In Marxist philosophy, Leninism is the body of political theory for the democratic organisation of a revolutionary vanguard party, and the achievement of a direct-democracy dictatorship of the proletariat, as political prelude to the establishment of socialism. Developed by, and named for, the Russian revolutionary Vladimir Lenin (Vladimir Ilyich Ulyanov, 1870–1924), Leninism comprises political and socialist economic theories, developed from Marxism, and Lenin’s interpretations of Marxist theory, for practical application to the socio-political conditions of the agrarian Russian Empire (1721–1917) of the early 20th century. In February 1917, for five years, Leninism was the Russian application of Marxist economics and political philosophy, effected and realised by the Bolshevik party, the vanguard party who led the fight for the political independence of the working class.
Functionally, the Leninist vanguard party provided to the working class the political consciousness (education and organisation), and the revolutionary leadership necessary to depose capitalism in Imperial Russia.

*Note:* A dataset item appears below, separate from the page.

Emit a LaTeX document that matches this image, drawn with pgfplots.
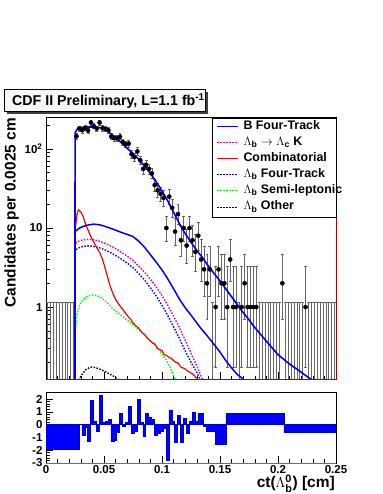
\documentclass[border=0pt]{standalone}
\usepackage{amsmath}
\usepackage{pgfplots}
\pgfplotsset{compat=1.18}
\usepackage{pgfplotstable}
\usepackage{fontspec}
\setmainfont{Liberation Sans}

% counts per bin (x = bin centre), asymmetric Poisson errors
\pgfplotstableread{
x y ep em
0.02625 145 13.0 12.0
0.02875 182 14.5 13.5
0.03125 173 14.2 13.2
0.03375 184 14.6 13.6
0.03625 171 14.1 13.1
0.03875 216 15.7 14.7
0.04125 194 14.9 13.9
0.04375 181 14.5 13.5
0.04625 216 15.7 14.7
0.04875 183 14.5 13.5
0.05125 179 14.4 13.4
0.05375 173 14.2 13.2
0.05625 144 13.0 12.0
0.05875 137 12.7 11.7
0.06125 136 12.7 11.7
0.06375 143 13.0 12.0
0.06625 122 12.0 11.0
0.06875 115 11.7 10.7
0.07125 117 11.8 10.8
0.07375 86 10.3 9.3
0.07625 79 9.9 8.9
0.07875 93 10.6 9.6
0.08125 72 9.5 8.5
0.08375 56 8.5 7.5
0.08625 63 8.9 7.9
0.08875 56 8.5 7.5
0.09125 49 8.0 7.0
0.09375 35 6.9 5.9
0.09625 30 6.5 5.5
0.09875 27 6.2 5.2
0.10125 24 5.9 4.9
0.10375 10 4.27 3.11
0.10625 25 6.0 5.0
0.10875 18 5.2 4.2
0.11125 9 4.11 2.94
0.11375 15 4.9 3.9
0.11625 7 3.77 2.58
0.11875 10 4.27 3.11
0.12125 6 3.58 2.38
0.12375 10 4.27 3.11
0.12625 7 3.77 2.58
0.12875 5 3.38 2.16
0.13125 8 3.95 2.77
0.13375 4 3.16 1.91
0.13625 3 2.92 1.63
0.13875 2 2.64 1.29
0.14125 3 2.92 1.63
0.14625 1 2.30 0.827
0.14875 3 2.92 1.63
0.15125 2 2.64 1.29
0.15375 2 2.64 1.29
0.15625 1 2.30 0.827
0.15875 4 3.16 1.91
0.16125 1 2.30 0.827
0.16375 1 2.30 0.827
0.16875 1 2.30 0.827
0.17125 2 2.64 1.29
0.17375 1 2.30 0.827
0.17625 1 2.30 0.827
0.17875 1 2.30 0.827
0.18125 1 2.30 0.827
0.20375 2 2.64 1.29
0.22375 1 2.30 0.827
}\datatab

% empty bins: upper error only
\pgfplotstableread{
x y ep
0.00125 0.0001 1.148
0.00375 0.0001 1.148
0.00625 0.0001 1.148
0.00875 0.0001 1.148
0.01125 0.0001 1.148
0.01375 0.0001 1.148
0.01625 0.0001 1.148
0.01875 0.0001 1.148
0.02125 0.0001 1.148
0.02375 0.0001 1.148
0.14375 0.0001 1.148
0.16625 0.0001 1.148
0.18375 0.0001 1.148
0.18625 0.0001 1.148
0.18875 0.0001 1.148
0.19125 0.0001 1.148
0.19375 0.0001 1.148
0.19625 0.0001 1.148
0.19875 0.0001 1.148
0.20125 0.0001 1.148
0.20625 0.0001 1.148
0.20875 0.0001 1.148
0.21125 0.0001 1.148
0.21375 0.0001 1.148
0.21625 0.0001 1.148
0.21875 0.0001 1.148
0.22125 0.0001 1.148
0.22625 0.0001 1.148
0.22875 0.0001 1.148
0.23125 0.0001 1.148
0.23375 0.0001 1.148
0.23625 0.0001 1.148
0.23875 0.0001 1.148
0.24125 0.0001 1.148
0.24375 0.0001 1.148
0.24625 0.0001 1.148
0.24875 0.0001 1.148
}\zerotab

% pulls, x = left bin edge
\pgfplotstableread{
x r
0 -1.9
0.0285 0.05
0.031 -0.8
0.0335 -0.2
0.036 -1.3
0.0385 1.9
0.041 0.3
0.0435 -0.5
0.046 2.3
0.0485 0.2
0.051 0.3
0.0535 0.4
0.056 -1.3
0.0585 -1.2
0.061 -0.6
0.0635 0.9
0.066 -0.1
0.0685 0.2
0.071 1.4
0.0735 -0.7
0.076 -0.5
0.0785 1.95
0.081 0.2
0.0835 -0.9
0.086 0.85
0.0885 0.6
0.091 0.4
0.0935 -0.8
0.096 -0.7
0.0985 -0.5
0.101 -0.3
0.1035 -2.8
0.106 1.15
0.1085 0.3
0.111 -1.4
0.1135 0.7
0.116 -1.4
0.1185 0.5
0.121 -0.7
0.1235 0.3
0.126 1.0
0.1285 0.3
0.131 0.9
0.1335 0.9
0.136 -0.1
0.1385 -0.5
0.146 -1.55
0.155 0.85
0.205 -0.6
0.25 -0.6
}\pulltab

\begin{document}
\begin{tikzpicture}[x=1pt,y=1pt]
\path[use as bounding box] (0,0) rectangle (382,494);

\pgfplotsset{
  cdf/.style={
    scale only axis, anchor=south west,
    xmin=0, xmax=0.25,
    xtick={0,0.05,0.1,0.15,0.2,0.25},
    minor xtick={0.01,0.02,0.03,0.04,0.06,0.07,0.08,0.09,0.11,0.12,0.13,0.14,0.16,0.17,0.18,0.19,0.21,0.22,0.23,0.24},
    tick align=inside, xtick pos=left, ytick pos=left,
    major tick length=7pt, minor tick length=3.5pt,
    tick style={black, line width=0.6pt},
    axis line style={line width=0.7pt},
    tick label style={font=\fontsize{11.5}{12}\selectfont\bfseries},
  }
}

\begin{axis}[cdf,
  at={(46pt,115pt)}, width=290pt, height=262pt,
  ymode=log, ymin=0.123, ymax=254,
  xticklabels={},
  ytick={1,10,100}, yticklabels={1,10,10\textsuperscript{2}},
  minor ytick={0.2,0.3,0.4,0.5,0.6,0.7,0.8,0.9,2,3,4,5,6,7,8,9,20,30,40,50,60,70,80,90,200},
]
% empty bins
\addplot[only marks, mark=none,
  error bars/.cd, y dir=plus, y explicit,
  error bar style={black!60, line width=0.6pt},
  error mark options={black!60, rotate=90, mark size=1.45pt, line width=0.6pt}]
  table[x=x, y=y, y error plus=ep]{\zerotab};
% data
\addplot[only marks, mark=*, mark size=2.1pt, black,
  error bars/.cd, y dir=both, y explicit,
  error bar style={black!60, line width=0.6pt},
  error mark options={black!60, rotate=90, mark size=1.45pt, line width=0.6pt}]
  table[x=x, y=y, y error plus=ep, y error minus=em]{\datatab};

% Lambda_b other
\addplot[black, line width=1.4pt, dash pattern=on 1.5pt off 1.5pt] coordinates {
(0.0277,0.1)(0.029,0.125)(0.031,0.14)(0.034,0.16)(0.037,0.17)(0.039,0.174)(0.042,0.172)(0.045,0.167)(0.049,0.158)(0.052,0.15)(0.055,0.142)(0.058,0.134)(0.062,0.123)(0.064,0.115)};
% semi-leptonic
\addplot[green, line width=1.4pt, dash pattern=on 1.5pt off 1.5pt] coordinates {
(0.025,0.01)(0.02505,0.5)(0.027,0.85)(0.029,1.05)(0.032,1.25)(0.035,1.36)(0.0395,1.42)(0.044,1.4)(0.048,1.3)(0.053,1.13)(0.058,0.94)(0.065,0.78)(0.075,0.6)(0.083,0.47)(0.092,0.35)(0.098,0.28)(0.104,0.21)(0.108,0.16)(0.111,0.125)(0.113,0.1)};
% Lambda_b four-track
\addplot[blue, line width=1.4pt, dash pattern=on 1.5pt off 1.5pt] coordinates {
(0.025,0.01)(0.02505,5.2)(0.028,5.6)(0.032,5.85)(0.036,5.95)(0.04,5.9)(0.045,5.7)(0.05,5.35)(0.055,4.95)(0.06,4.5)(0.065,4.05)(0.07,3.6)(0.075,3.15)(0.08,2.65)(0.085,2.2)(0.09,1.75)(0.095,1.38)(0.1,1.05)(0.105,0.78)(0.11,0.56)(0.115,0.4)(0.12,0.28)(0.125,0.2)(0.13,0.15)(0.134,0.11)};
% Lambda_b -> Lambda_c K
\addplot[magenta, line width=1.4pt, dash pattern=on 1.5pt off 1.5pt] coordinates {
(0.025,0.01)(0.02505,6.3)(0.028,6.8)(0.032,7.1)(0.036,7.2)(0.04,7.15)(0.045,6.9)(0.05,6.5)(0.055,6.0)(0.06,5.5)(0.065,4.95)(0.07,4.4)(0.075,3.9)(0.08,3.3)(0.085,2.75)(0.09,2.25)(0.095,1.8)(0.1,1.4)(0.105,1.05)(0.11,0.77)(0.115,0.55)(0.12,0.38)(0.125,0.26)(0.13,0.18)(0.134,0.13)(0.137,0.1)};
% combinatorial
\addplot[red, line width=1.2pt] coordinates {
(0.025,0.01)(0.02505,9)(0.0265,14.5)(0.028,17)(0.030,16)(0.032,14)(0.0336,11.8)(0.036,9.6)(0.038,8.2)(0.040,7.1)(0.042,6.3)(0.0445,5.4)(0.0466,4.8)(0.049,3.9)(0.051,3.1)(0.0534,2.3)(0.0555,1.8)(0.058,1.45)(0.060,1.25)(0.0621,1.12)(0.065,0.98)(0.068,0.86)(0.071,0.75)(0.073,0.7)(0.075,0.63)(0.078,0.57)(0.080,0.54)(0.083,0.47)(0.085,0.45)(0.087,0.41)(0.090,0.37)(0.092,0.35)(0.094,0.34)(0.096,0.30)(0.098,0.29)(0.10,0.28)(0.102,0.25)(0.104,0.245)(0.106,0.23)(0.108,0.225)(0.11,0.21)(0.112,0.2)(0.114,0.195)(0.116,0.175)(0.118,0.17)(0.12,0.165)(0.122,0.155)(0.124,0.15)(0.127,0.14)(0.129,0.13)(0.131,0.12)(0.133,0.105)};
% B four-track
\addplot[blue, line width=1.5pt] coordinates {
(0.025,0.01)(0.02505,9.0)(0.028,9.8)(0.032,10.5)(0.036,10.9)(0.041,11.2)(0.046,11.0)(0.05,10.6)(0.055,10.0)(0.06,9.4)(0.065,8.8)(0.07,8.3)(0.075,7.8)(0.08,6.8)(0.085,5.7)(0.09,4.6)(0.095,3.7)(0.1,2.95)(0.104,2.4)(0.11,1.7)(0.1155,1.23)(0.12,0.98)(0.125,0.79)(0.13,0.63)(0.133,0.55)(0.138,0.45)(0.144,0.35)(0.15,0.27)(0.155,0.21)(0.16,0.17)(0.165,0.14)(0.17,0.123)(0.175,0.1)};
% total fit
\addplot[blue, line width=1.6pt] coordinates {
(0.025,0.01)(0.02505,160)(0.0265,175)(0.028,183)(0.030,187)(0.033,189)(0.036,190)(0.040,190)(0.044,189)(0.047,186)(0.050,178)(0.055,160)(0.060,140)(0.065,120)(0.070,102)(0.075,88)(0.080,74)(0.085,61)(0.090,49)(0.095,38.5)(0.100,29.5)(0.105,22)(0.110,15.8)(0.1155,11)(0.120,8.5)(0.125,6.6)(0.130,5.2)(0.135,4.2)(0.140,3.3)(0.145,2.65)(0.150,2.14)(0.155,1.7)(0.160,1.35)(0.165,1.07)(0.170,0.85)(0.175,0.69)(0.180,0.55)(0.190,0.37)(0.200,0.25)(0.210,0.19)(0.220,0.15)(0.230,0.117)(0.235,0.1)};
\end{axis}
\draw[red!70!black, line width=0.7pt] (46,115) -- (336,115) -- (336,277);

\begin{axis}[cdf,
  at={(46pt,31pt)}, width=290pt, height=70.3pt,
  ymin=-3, ymax=2.5,
  xticklabels={0,0.05,0.1,0.15,0.2,0.25},
  ytick={-3,-2,-1,0,1,2}, yticklabels={-3,-2,-1,0,1,2},
  minor y tick num=4,
  xticklabel style={yshift=1.5pt},
]
\addplot[const plot mark left, fill=blue, draw=blue!80!black, line width=0.6pt]
  table[x=x, y=r]{\pulltab} \closedcycle;
\end{axis}
\draw[red!80, line width=0.7pt] (46,31) -- (336,31);

% axis titles
\node[rotate=90, anchor=base east, inner sep=0pt, font=\fontsize{15.4}{16}\selectfont\bfseries]
  at (15.5,376) {Candidates per 0.0025 cm};
\node[anchor=base east, inner sep=0pt, font=\fontsize{15.5}{16}\selectfont\bfseries]
  at (335,6.5) {ct($\Lambda^{\text{0}}_{\text{b}}$) [cm]};

% title box
\fill[black!75] (6.5,380) rectangle (207.5,402.2);
\draw[line width=0.6pt, fill=gray!7] (4,382.3) rectangle (205,404.7);
\node[anchor=base west, inner sep=0pt, font=\fontsize{14.2}{15}\selectfont\bfseries]
  at (12,388.5) {CDF II Preliminary, L=1.1 fb\textsuperscript{-1}};

% legend
\draw[line width=0.6pt, fill=white] (212,277) rectangle (336,376);
\begin{scope}[font=\fontsize{12.4}{13}\selectfont\bfseries]
\draw[blue, line width=1.5pt] (217,367.3) -- (238,367.3);
\node[anchor=mid west, inner sep=0pt] at (243.3,367.3) {B Four-Track};
\draw[magenta, line width=1.4pt, dash pattern=on 1.5pt off 1.5pt] (217,351.4) -- (238,351.4);
\node[anchor=mid west, inner sep=0pt] at (243.3,351.4) {$\Lambda$\textsubscript{b} $\rightarrow$ $\Lambda$\textsubscript{c} K};
\draw[red, line width=1.2pt] (217,335.3) -- (238,335.3);
\node[anchor=mid west, inner sep=0pt] at (243.3,335.3) {Combinatorial};
\draw[blue, line width=1.4pt, dash pattern=on 1.5pt off 1.5pt] (217,319.5) -- (238,319.5);
\node[anchor=mid west, inner sep=0pt] at (243.3,319.5) {$\Lambda$\textsubscript{b} Four-Track};
\draw[green, line width=1.4pt, dash pattern=on 1.5pt off 1.5pt] (217,303.3) -- (238,303.3);
\node[anchor=mid west, inner sep=0pt] at (243.3,303.3) {$\Lambda$\textsubscript{b} Semi-leptonic};
\draw[black, line width=1.4pt, dash pattern=on 1.5pt off 1.5pt] (217,286.7) -- (238,286.7);
\node[anchor=mid west, inner sep=0pt] at (243.3,286.7) {$\Lambda$\textsubscript{b} Other};
\end{scope}
\end{tikzpicture}
\end{document}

After the October Revolution of 1917, Leninism was the dominant version of Marxism in Russia, and then the official state ideology of Soviet democracy (by workers’ council) in the Russian Socialist Federative Soviet Republic (RSFSR), before its unitary amalgamation into the Union of Soviet Socialist Republics (USSR), in 1922. Moreover, in post–Lenin Russia, in the 1925–29 period, Joseph Stalin integrated Leninism to Marxist economics, and developed Marxism–Leninism, which then became the Communist state ideology of the USSR.
As a political-science term, Leninism entered common usage in 1922, only after infirmity ended Lenin’s participation in governing the Russian Communist Party. Two years later, in July 1924, at the fifth congress of the Communist International (Comintern), Grigory Zinoviev popularized the use of the term Leninism to denote vanguard-party revolution. Leninism was composed as and for revolutionary praxis, and originally was neither rigorously proper philosophy nor discrete political theory. After the Russian Revolution (1917), in History and Class Consciousness (1923), György Lukács ideologically developed and organised Lenin’s pragmatic revolutionary practices into the formal philosophy of vanguard-party revolution (Leninism). As a work of political science and of political philosophy, History and Class Consciousness illustrated Lenin’s 1915 dictum about the commitment to the cause of the revolutionary man, and said of György Lukács:
One cannot be a revolutionary Social–Democrat without participating, according to one’s powers, in developing this theory, and adapting it to changed conditions.
— Lenin and the Russian Revolution (1971) p. 35.